**Task instructions**
Copy the listing verbatim, excluding any images found in it.

* Begin Source data *

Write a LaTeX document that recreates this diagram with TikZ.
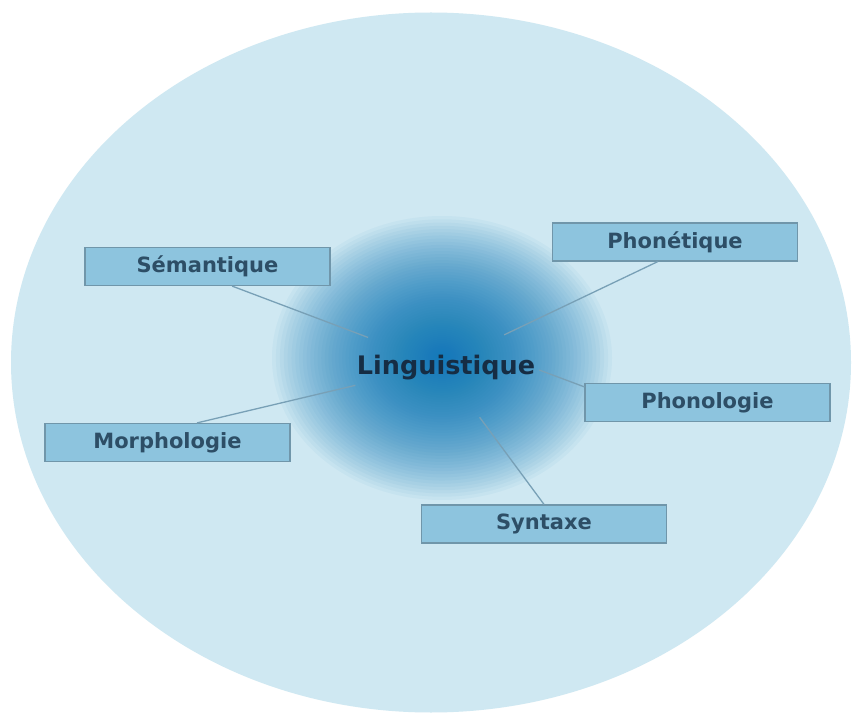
\documentclass[tikz,border=0pt]{standalone}
\usepackage{fontspec}
\setmainfont{DejaVu Sans}
\usetikzlibrary{calc}
\definecolor{bgblue}{RGB}{207,232,242}
\definecolor{boxfill}{RGB}{141,196,222}
\definecolor{boxline}{RGB}{112,150,170}
\definecolor{txt}{RGB}{45,78,102}
\definecolor{txtdark}{RGB}{22,45,68}
\definecolor{linec}{RGB}{120,160,182}
\definecolor{glowdark}{RGB}{14,122,186}
\tikzset{
  topic/.style={draw=boxline, line width=1.2pt, fill=boxfill, minimum width=245pt, minimum height=38pt, inner sep=0pt, text=txt, font=\bfseries\fontsize{21}{24}\selectfont},
  link/.style={draw=linec, line width=1.3pt},
  glowlayer/.style={fill=glowdark, fill opacity=0.045},
}
\begin{document}
\begin{tikzpicture}[x=1pt,y=1pt]
\useasboundingbox (0,0) rectangle (862,716);
\fill[white] (0,0) rectangle (862,716);
\fill[bgblue] (431,353.5) ellipse [x radius=420, y radius=350];
\foreach \k in {60,59,...,1}{
  \pgfmathsetmacro{\f}{(\k/60)^1.4}
  \fill[glowlayer] (442,358) ellipse [x radius={170*\f}, y radius={142*\f}];
}
\coordinate (c) at (441,351);
\node[topic] (sem) at (207.5,449.5) {Sémantique};
\node[topic] (phon) at (675,474) {Phonétique};
\node[topic] (morph) at (167.5,273.5) {Morphologie};
\node[topic] (syn) at (544,192) {Syntaxe};
\node[topic] (phonol) at (707.5,313.5) {Phonologie};
\node[inner sep=0pt, text=txtdark, font=\bfseries\fontsize{25.5}{29}\selectfont] (ling) at (446,348) {Linguistique};
\draw[link, shorten >=78pt] ($(sem.south west)!0.6!(sem.south east)$) -- (c);
\draw[link, shorten >=70pt] ($(phon.south west)!0.43!(phon.south east)$) -- (c);
\draw[link, shorten >=88pt] ($(morph.north west)!0.62!(morph.north east)$) -- (c);
\draw[link, shorten >=65pt] ($(syn.north west)!0.5!(syn.north east)$) -- (c);
\coordinate (le) at ($(ling.east)+(4pt,-2pt)$);
\draw[link] (le) -- ([yshift=-4pt]phonol.north west);
\end{tikzpicture}
\end{document}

* End Source data *

**Complete output**
Write a LaTeX document that recreates this diagram with TikZ.
\documentclass[tikz,border=0pt]{standalone}
\usepackage{fontspec}
\setmainfont{DejaVu Sans}
\usetikzlibrary{calc}
\definecolor{bgblue}{RGB}{207,232,242}
\definecolor{boxfill}{RGB}{141,196,222}
\definecolor{boxline}{RGB}{112,150,170}
\definecolor{txt}{RGB}{45,78,102}
\definecolor{txtdark}{RGB}{22,45,68}
\definecolor{linec}{RGB}{120,160,182}
\definecolor{glowdark}{RGB}{14,122,186}
\tikzset{
  topic/.style={draw=boxline, line width=1.2pt, fill=boxfill, minimum width=245pt, minimum height=38pt, inner sep=0pt, text=txt, font=\bfseries\fontsize{21}{24}\selectfont},
  link/.style={draw=linec, line width=1.3pt},
  glowlayer/.style={fill=glowdark, fill opacity=0.045},
}
\begin{document}
\begin{tikzpicture}[x=1pt,y=1pt]
\useasboundingbox (0,0) rectangle (862,716);
\fill[white] (0,0) rectangle (862,716);
\fill[bgblue] (431,353.5) ellipse [x radius=420, y radius=350];
\foreach \k in {60,59,...,1}{
  \pgfmathsetmacro{\f}{(\k/60)^1.4}
  \fill[glowlayer] (442,358) ellipse [x radius={170*\f}, y radius={142*\f}];
}
\coordinate (c) at (441,351);
\node[topic] (sem) at (207.5,449.5) {Sémantique};
\node[topic] (phon) at (675,474) {Phonétique};
\node[topic] (morph) at (167.5,273.5) {Morphologie};
\node[topic] (syn) at (544,192) {Syntaxe};
\node[topic] (phonol) at (707.5,313.5) {Phonologie};
\node[inner sep=0pt, text=txtdark, font=\bfseries\fontsize{25.5}{29}\selectfont] (ling) at (446,348) {Linguistique};
\draw[link, shorten >=78pt] ($(sem.south west)!0.6!(sem.south east)$) -- (c);
\draw[link, shorten >=70pt] ($(phon.south west)!0.43!(phon.south east)$) -- (c);
\draw[link, shorten >=88pt] ($(morph.north west)!0.62!(morph.north east)$) -- (c);
\draw[link, shorten >=65pt] ($(syn.north west)!0.5!(syn.north east)$) -- (c);
\coordinate (le) at ($(ling.east)+(4pt,-2pt)$);
\draw[link] (le) -- ([yshift=-4pt]phonol.north west);
\end{tikzpicture}
\end{document}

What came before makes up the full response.